◆ **DATA EXTRACT**:
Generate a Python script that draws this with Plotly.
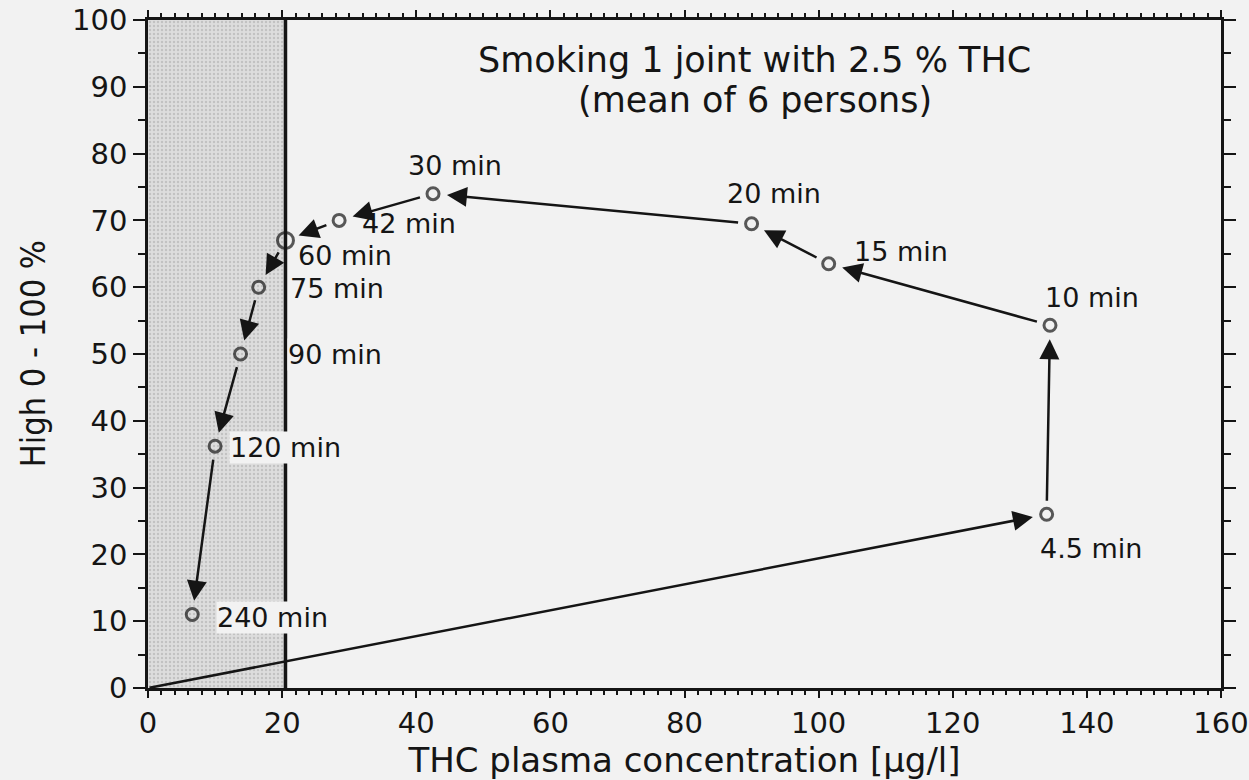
import plotly.graph_objects as go

# Mean time course after smoking one joint (2.5 % THC), n = 6
times = ["4.5 min", "10 min", "15 min", "20 min", "30 min", "42 min",
         "60 min", "75 min", "90 min", "120 min", "240 min"]
thc_conc = [134.0, 134.5, 101.5, 90.0, 42.5, 28.5, 20.5, 16.5, 13.8, 10.0, 6.6]
high_pct = [26.0, 54.3, 63.5, 69.5, 74.0, 70.0, 67.0, 60.0, 50.0, 36.2, 11.0]

# path starts at baseline before smoking
start_conc, start_high = 0.0, 0.0

# shaded concentration band (below ~20 µg/l)
shade_limit = 20.5

# label offsets (pixels) relative to each point: (dx, dy), dy positive = up
label_offsets = {
    "4.5 min": (-8, -34), "10 min": (-6, 28), "15 min": (24, 12),
    "20 min": (-26, 30), "30 min": (-26, 28), "42 min": (22, -3),
    "60 min": (12, -15), "75 min": (30, -1), "90 min": (46, 0),
    "120 min": (14, -1), "240 min": (24, -3),
}
boxed_labels = {"90 min", "120 min", "240 min"}

PAPER = "#f2f2f2"
INK = "#151515"
FONT = "DejaVu Sans"

fig = go.Figure()

# shaded band
fig.add_trace(go.Scatter(
    x=[0, shade_limit, shade_limit, 0, 0], y=[0, 0, 100, 100, 0],
    mode="lines", fill="toself", fillcolor="#dadada",
    fillpattern=dict(shape=".", bgcolor="#dddddd", fgcolor="#a6a6a6",
                     size=4, solidity=0.3),
    line=dict(width=0), hoverinfo="skip", showlegend=False,
))

# measurement points
fig.add_trace(go.Scatter(
    x=thc_conc, y=high_pct, mode="markers",
    marker=dict(symbol="circle-open", color=INK,
                size=[16 if t == "60 min" else 12 for t in times],
                line=dict(width=3, color=INK)),
    hoverinfo="skip", showlegend=False,
))

# band boundary line
fig.add_shape(type="line", x0=shade_limit, x1=shade_limit, y0=0, y1=100,
              xref="x", yref="y", line=dict(color=INK, width=3.5), layer="above")

annotations = []

# arrows along the time course
path_x = [start_conc] + thc_conc
path_y = [start_high] + high_pct
for i in range(len(path_x) - 1):
    annotations.append(dict(
        x=path_x[i + 1], y=path_y[i + 1], ax=path_x[i], ay=path_y[i],
        xref="x", yref="y", axref="x", ayref="y", text="",
        showarrow=True, arrowhead=2, arrowsize=1.6, arrowwidth=2.5,
        arrowcolor=INK, standoff=14, startstandoff=0 if i == 0 else 12,
    ))

# time labels
for t, xv, yv in zip(times, thc_conc, high_pct):
    dx, dy = label_offsets[t]
    annotations.append(dict(
        x=xv, y=yv, xref="x", yref="y", text=t, showarrow=False,
        xanchor="left", yanchor="middle", xshift=dx, yshift=dy,
        font=dict(family=FONT, size=27, color=INK),
        bgcolor=PAPER if t in boxed_labels else None,
        borderpad=0,
    ))

# heading inside the plot
annotations.append(dict(
    x=90.5, y=94, xref="x", yref="y", text="Smoking 1 joint with 2.5 % THC",
    showarrow=False, xanchor="center", yanchor="middle",
    font=dict(family=FONT, size=35, color=INK)))
annotations.append(dict(
    x=90.5, y=88, xref="x", yref="y", text="(mean of 6 persons)",
    showarrow=False, xanchor="center", yanchor="middle",
    font=dict(family=FONT, size=35, color=INK)))

# y-axis title
annotations.append(dict(
    x=-0.107, y=0.5, xref="paper", yref="paper", text="High 0 - 100 %",
    showarrow=False, textangle=-90, xanchor="center", yanchor="middle",
    font=dict(family="Liberation Sans Narrow, DejaVu Sans Condensed, Liberation Sans",
              size=34, color=INK)))

axis_common = dict(
    showgrid=False, zeroline=False, showline=True, linecolor=INK,
    linewidth=2.5, mirror="ticks", ticks="outside", tickcolor=INK,
    tickwidth=2, tickfont=dict(family=FONT, size=29, color=INK),
    automargin=False, ticklabeloverflow="allow",
)

fig.update_layout(
    width=1249, height=780,
    margin=dict(l=148, r=28, t=20, b=92),
    paper_bgcolor=PAPER, plot_bgcolor=PAPER,
    annotations=annotations,
    xaxis=dict(range=[0, 160], dtick=20, ticklen=7,
               minor=dict(dtick=2, ticklen=4, tickwidth=1.5, ticks="outside",
                          tickcolor=INK),
               title=dict(text="THC plasma concentration [µg/l]", standoff=0,
                          font=dict(family=FONT, size=34, color=INK)),
               **axis_common),
    yaxis=dict(range=[0, 100], dtick=10, ticklen=12,
               minor=dict(dtick=5, ticklen=7, tickwidth=1.5, ticks="outside",
                          tickcolor=INK),
               **axis_common),
)

fig.write_html("out.html")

◆ **WHAT TO PRODUCE**: Set down again, exactly, the lines of the material above from its first line to the one with "shade_limit = 20.5", inclusive. Leave the pictures out.

◆ **REPLY**:
Generate a Python script that draws this with Plotly.
import plotly.graph_objects as go

# Mean time course after smoking one joint (2.5 % THC), n = 6
times = ["4.5 min", "10 min", "15 min", "20 min", "30 min", "42 min",
         "60 min", "75 min", "90 min", "120 min", "240 min"]
thc_conc = [134.0, 134.5, 101.5, 90.0, 42.5, 28.5, 20.5, 16.5, 13.8, 10.0, 6.6]
high_pct = [26.0, 54.3, 63.5, 69.5, 74.0, 70.0, 67.0, 60.0, 50.0, 36.2, 11.0]

# path starts at baseline before smoking
start_conc, start_high = 0.0, 0.0

# shaded concentration band (below ~20 µg/l)
shade_limit = 20.5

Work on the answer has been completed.